In the end I decided the murderer had attempted training as a doctor and failed - a detail I hadn't added at design time, but something that gave a good clue from autopsy reports
Apparently its possible to run an entirely improvised Trail of Cthulhu game, but I'm not quite at the stage where I'd be comfortable with that degree of winging it yet :)
There are issues with finding a balance about how clue information is given. At times it felt like the players weren't doing quite enough and I was spoonfeeding a little. This I think was more due to my lack of familiarity with the system, and the fact they were playing pregens whose skillsets they weren't familiar with
It's an interesting system that requires a different way of thinking to anything I've played before, both in terms of scenario design and during play itself
@Magician So, this shark room concept now has me thinking of other ways to present a predictable-looking puzzle and then add a twist which subverts the expectations.
New creature concept: halfsie. At first it looks like a regular hybrid creature: an owlbear, a griffon, a centaur, etc. But each round it randomly swaps one of the halves for something else.
@Pixie Ayup! I'd actually briefly considered doing one for eldritch abominations. Stat blocks and everything. Make a random combination, here's your monster.
@eimyr While I have my reserves about the AVGN (he can get a little too much on the offensive sides), I still remember the game that originated his "fire sharks swimming in lava with laser"
@eimyr an old game somehow similar to pitfall. It had a trap at the very start. You begin the level near a stair, if you climb it down you end up in an "overkill" stile of room.
As soon as you enter you fall in lava
but there are also at least three more enemies/traps that would still kill you if the lava wasn't there.
Because of that the AVGN had a rant about the developers needing to add some upside down volcanoes, shark with laser cannons swimming in the lava and such..
~ Ok, @SPArchaeologist, let's see... *Flips a small coin* Luna. Sorry, seem I got lucky this time. I think I will start with column 3. |_|_|_|_|_|_|_| |_|_|_|_|_|_|_| |_|_|_|_|_|_|_| |_|_|_|_|_|_|_| |_|_|_|_|_|_|_| |_|_|_|x|_|_|_|
Meh, I'm not that interested in waiting for a chance of a response in this general chat. From my experience, nobody relents from their personal biases, even in the face of overwhelming evidence. Guess I'll have to find something else to do during my downtime at work.

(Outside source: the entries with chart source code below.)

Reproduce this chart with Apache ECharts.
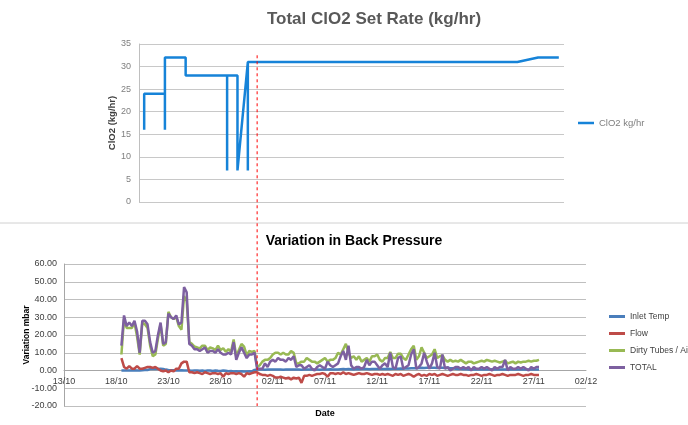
<!DOCTYPE html>
<html><head><meta charset="utf-8">
<script src="https://cdn.jsdelivr.net/npm/echarts@6/dist/echarts.min.js"></script>
<style>html,body{margin:0;padding:0;background:#fff}#c{width:688px;height:425px}</style>
</head><body><div id="c"></div>
<script>
// ---------- Top chart: Total ClO2 Set Rate ----------
const topTitle = 'Total ClO2 Set Rate (kg/hr)';
const topSeriesName = 'ClO2 kg/hr';
// x = days since 13/10
const topDays   = [7, 7, 9, 9, 9, 11, 11, 15, 15, 15, 16, 16, 17, 17, 17, 43, 45, 47];
const topValues = [16, 24, 24, 16, 32, 32, 28, 28, 7, 28, 28, 7, 31, 7, 31, 31, 32, 32];

// ---------- Bottom chart: Variation in Back Pressure ----------
const bottomTitle = 'Variation in Back Pressure';
const dateTickLabels = ['13/10','18/10','23/10','28/10','02/11','07/11','12/11','17/11','22/11','27/11','02/12'];
const seriesNames = ['Inlet Temp', 'Flow', 'Dirty Tubes / Air', 'TOTAL'];
const bpStartDay = 5.5;   // first reading (days since 13/10)
const bpStepDay = 0.25;   // reading interval (days)

const inletTemp = [0,0,
 0,0,0,0.2, 0,0,0.2,0.3, 0.3,0.8,1,0.8, 0.8,1,0.8,0.5, 0.3,0.2,0.2,0, 0,0.2,0,0,
 0,-0.2,0,0, -0.2,0,-0.3,0, 0,-0.3,0,-0.2, -0.3,0,-0.2,-0.4, -0.3,-0.5,-0.4,-0.5,
 -0.4,-0.6,-0.5,-0.4, -0.5,0.3,0.5,0.5, 0.5,0.4,0.5,0.6, 0.5,0.5,0.6,0.5, 0.4,0.5,0.5,0.6,
 0.5,0.6,0.5,0.4, 0.5,0.6,0.5,0.5, 0.6,0.5,0.4,0.5, 0.5,0.6,0.7,0.6, 0.5,0.6,0.7,0.8,
 0.7,0.8,0.7,0.6, 0.8,0.7,0.8,0.9, 0.8,0.7,0.9,0.8, 0.9,1,0.8,0.9, 1,0.9,1,1.1,
 1,1.1,1,1.2, 1.1,1.2,1.3,1.2, 1.4,1.5,1.4,1.6, 1.5,1.6,1.5,1.4, 1.5,1.6,1.4,1.5,
 1.3,1.2,1,0.9, 0.8,0.7,0.8,0.6, 0.7,0.6,0.7,0.6, 0.5,0.6,0.5,0.6, 0.7,0.6,0.5,0.6,
 0.5,0.6,0.5,0.5, 0.6,0.5,0.6,0.5, 0.5,0.6,0.5,0.5, 0.6,0.5,0.5];

const flow = [7,2,
 1,2.5,1,1, 2.5,1,1,1.5, 2,2,1.5,2, 1,0,-0.5,0, -1,0,-0.5,1, 1,4,5,5,
 -1,-1,-1.5,-1, -1.5,-2,-1,-1.5, -2,-1.5,-1.5,-2, -1.5,-3.5,-1.5,-2, -1.5,-1.5,-2,-1.5,
 -2,-3.5,-1.5,-2, -1.5,-1,-1,-2, -2.5,-2.5,-3,-2.5, -3,-4,-4,-3.5, -4,-4.5,-4,-5,
 -4,-4.5,-4,-7, -3,-3,-2.5,-3, -2.5,-2,-2,-1.5, -2,-3.5,-1.5,-1.5, -2,-1.5,-2,-1,
 -2,-1.5,-2,-2.5, -2,-1.5,-2,-2, -1.5,-2,-2.5,-2, -2,-2.5,-2,-2.5, -2,-2.5,-3,-2,
 -2.5,-2,-3,-2.5, -2,-2.5,-3.5,-2.5, -2,-3,-2.5,-3, -2,-2.5,-2,-3, -2.5,-2,-2.5,-3,
 -2.5,-2,-2.5,-2.5, -2,-2.5,-2.5,-3, -2.5,-2.5,-2,-2.5, -3,-2.5,-2.5,-2, -2.5,-3,-2.5,-2.5,
 -2,-2.5,-3,-2.5, -2.5,-2.5,-2,-2.5, -3,-2.5,-2.5,-2, -2.5,-2.5,-2.5];

const dirtyTubes = [9,29,
 24,24,24,27, 19,9,27,26, 24,14,8,9, 18,26,14,15, 33,30,29,30, 25,23,42,39,
 16,15,13.5,13, 12.5,14,14,11.5, 13,12.5,11.5,14, 11.5,12.5,10.5,12, 10.5,17.5,8,11.5,
 15,13.5,8.5,11, 10.5,11,2,3, 5,6,6,7, 9,10,10,9, 10,9,9,11,
 10,4,4,5, 5,7,6,5, 5,4,5,6, 7,5,6,6, 7,10,9,12,
 15,10,7,8, 6,8,5,6, 7,5,8,8, 9,6,5,7, 7,10.5,7,7,
 9.5,9.5,7,6, 9,12,14,6, 8,13,10,7, 8,9,12,7, 8,8.5,6,5,
 6,5,5.5,5, 6,5,4,5, 5,4,4.5,5, 5.5,5,6,5.5, 5,5.5,5,4.5,
 5,5.5,4,4.5, 5,4,5,4.5, 5,5,5.5,5, 5.5,5.5,6];

const total = [14,31,
 25,27,25,28, 22,10,28,28, 26,16,10,11, 20,27,15,16, 32,30,29,31, 26,27,47,44,
 15,14,12,12, 11,12,13,10, 11,11,10,12, 10,9,9,10, 9,16,6,10,
 13,10,7,9, 9,10,1,1, 1,4,2,5, 6,5,7,6, 6,5,7,6,
 8,2,3,3, 1,2,3,1, 0,2,3,2, 1,5,3,2, 3,4,8,11,
 6,14,3,1, 2,2,1,2, 6,3,5,5, 3,1,3,4, 2,10,2,1,
 7,8,1,2, 3,9,12,1, 2,4,10,5, 1,4,10,2, 1,9,1,2,
 0,1,2,2, 1,2,1,2, 0,2,1,1, 2,1,2,1, 0,2,1,2,
 2,6,0,2, 1,1,2,1, 2,1,0,2, 1,2,2];

// Day of the change marked by the red dashed line
const changeDayBottom = 18.5;
const markerTopValue = 32.5;

const seriesColors = ['#4a7ebb', '#be4b48', '#98b954', '#7d60a0'];
const seriesValues = [inletTemp, flow, dirtyTubes, total];

const bottomYMin = -20, bottomYMax = 60, bottomGridHeight = 142;
// the date axis crosses the value axis at 0
const dateAxisOffset = -bottomGridHeight * (0 - bottomYMin) / (bottomYMax - bottomYMin);

const chart = echarts.init(document.getElementById('c'), null, {renderer: 'canvas'});
const toPairs = arr => arr.map((v, i) => [bpStartDay + i * bpStepDay, v]);
const FONT = 'Liberation Sans, Arial, sans-serif';

const option = {
  animation: false,
  backgroundColor: '#ffffff',
  textStyle: {fontFamily: FONT},
  title: [
    {text: topTitle, left: 374, top: 11, padding: 0, textAlign: 'center',
     textStyle: {fontFamily: FONT, fontWeight: 'bold', fontSize: 17, color: '#595959'}},
    {text: bottomTitle, left: 354, top: 234, padding: 0, textAlign: 'center',
     textStyle: {fontFamily: FONT, fontWeight: 'bold', fontSize: 14, color: '#000000'}}
  ],
  legend: [
    {data: [topSeriesName], orient: 'vertical', left: 578, top: 118, padding: 0,
     icon: 'rect', itemWidth: 16, itemHeight: 2.5,
     textStyle: {fontSize: 9.5, color: '#7f7f7f', fontFamily: FONT}},
    {data: seriesNames, orient: 'vertical', left: 609, top: 311, padding: 0, itemGap: 6,
     icon: 'rect', itemWidth: 16, itemHeight: 3,
     textStyle: {fontSize: 8.5, color: '#404040', fontFamily: FONT, lineHeight: 11}}
  ],
  grid: [
    {left: 139, top: 44, width: 425, height: 158, outerBoundsMode: 'none', containLabel: false},
    {left: 64, top: 264, width: 522, height: bottomGridHeight, outerBoundsMode: 'none', containLabel: false}
  ],
  xAxis: [
    {type: 'value', gridIndex: 0, min: 6.5, max: 47.5, show: false},
    {type: 'value', gridIndex: 1, min: 0, max: 50, interval: 5,
     position: 'bottom', offset: dateAxisOffset,
     axisLine: {onZero: false, lineStyle: {color: '#a6a6a6'}},
     axisTick: {show: false}, splitLine: {show: false},
     axisLabel: {fontSize: 9, color: '#404040', margin: 7,
       formatter: v => dateTickLabels[Math.round(v / 5)] || ''},
     name: 'Date', nameLocation: 'middle', nameGap: 39, nameMoveOverlap: false,
     nameTextStyle: {fontWeight: 'bold', fontSize: 9, color: '#000'}}
  ],
  yAxis: [
    {type: 'value', gridIndex: 0, min: 0, max: 35, interval: 5,
     axisLine: {show: true, lineStyle: {color: '#bfbfbf'}}, axisTick: {show: false},
     axisLabel: {fontSize: 9, color: '#7f7f7f', margin: 8},
     splitLine: {lineStyle: {color: '#c8c8c8'}},
     name: 'ClO2 (kg/hr)', nameLocation: 'middle', nameGap: 22, nameRotate: 90, nameMoveOverlap: false,
     nameTextStyle: {fontWeight: 'bold', fontSize: 9.5, color: '#404040'}},
    {type: 'value', gridIndex: 1, min: bottomYMin, max: bottomYMax, interval: 10,
     axisLine: {show: true, onZero: false, lineStyle: {color: '#a6a6a6'}}, axisTick: {show: false},
     axisLabel: {fontSize: 9, color: '#404040', margin: 7, formatter: v => v.toFixed(2)},
     splitLine: {lineStyle: {color: '#bfbfbf'}},
     name: 'Variation mbar', nameLocation: 'middle', nameGap: 33, nameRotate: 90, nameMoveOverlap: false,
     nameTextStyle: {fontWeight: 'bold', fontSize: 8.5, color: '#000'}}
  ],
  series: [
    {name: topSeriesName, type: 'line', xAxisIndex: 0, yAxisIndex: 0, symbol: 'none',
     data: topDays.map((d, i) => [d, topValues[i]]),
     lineStyle: {color: '#1683d8', width: 2.5}, itemStyle: {color: '#1683d8'}}
  ].concat(seriesNames.map((n, k) => ({
     name: n, type: 'line', xAxisIndex: 1, yAxisIndex: 1, symbol: 'none',
     data: toPairs(seriesValues[k]),
     lineStyle: {color: seriesColors[k], width: 2.5}, itemStyle: {color: seriesColors[k]}
  })))
};
chart.setOption(option);

const xPix = chart.convertToPixel({xAxisIndex: 1}, changeDayBottom);
const yTop = chart.convertToPixel({yAxisIndex: 0}, markerTopValue);
const yBot = chart.convertToPixel({yAxisIndex: 1}, bottomYMin);
chart.setOption({
  graphic: [
    {type: 'line', z: 100, shape: {x1: 0, y1: 223, x2: 688, y2: 223},
     style: {stroke: '#d0d0d0', lineWidth: 1}},
    {type: 'line', z: 101, shape: {x1: xPix, y1: yTop, x2: xPix, y2: yBot},
     style: {stroke: '#ff0000', lineWidth: 1, lineDash: [3, 3]}}
  ]
});
</script>
</body></html>
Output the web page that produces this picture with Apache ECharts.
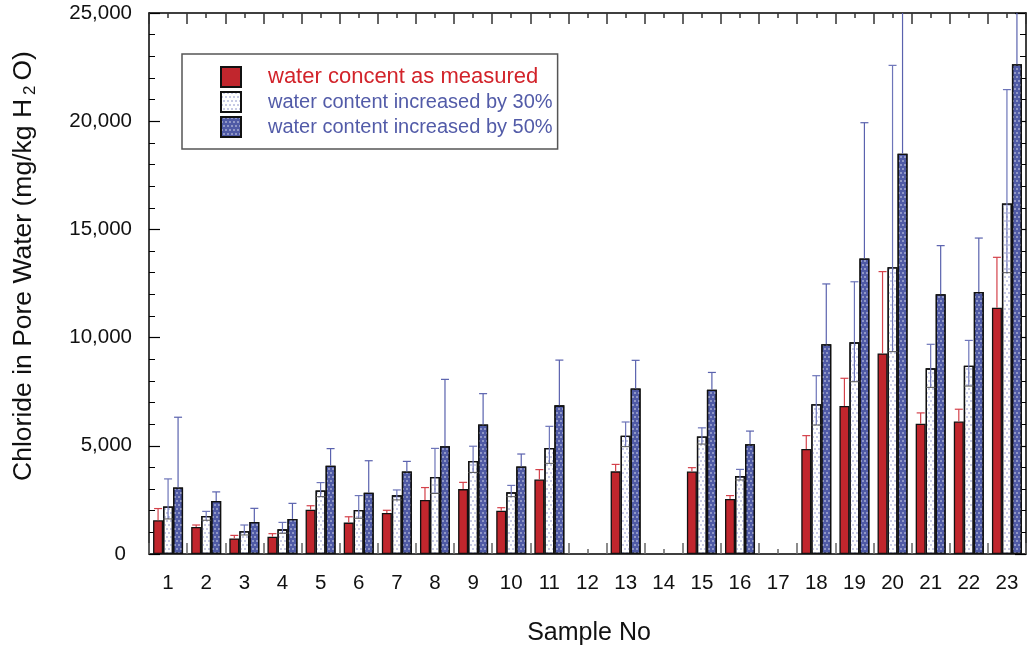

@LucasLeblanc You can flag the post itself to get a moderator's attention. We're also pingable in chat even if you can't see us, with the normal @ thing.
Meta's also fine for contacting moderators to ask about meta. (Meta-meta-questions?) New meta posts go directly into our moderator inbox, so we never miss them.
That said, the moderator/SE Team discussions mentioned in the notice attached to the deletion are still in progress, so it's premature to assume the post's fate.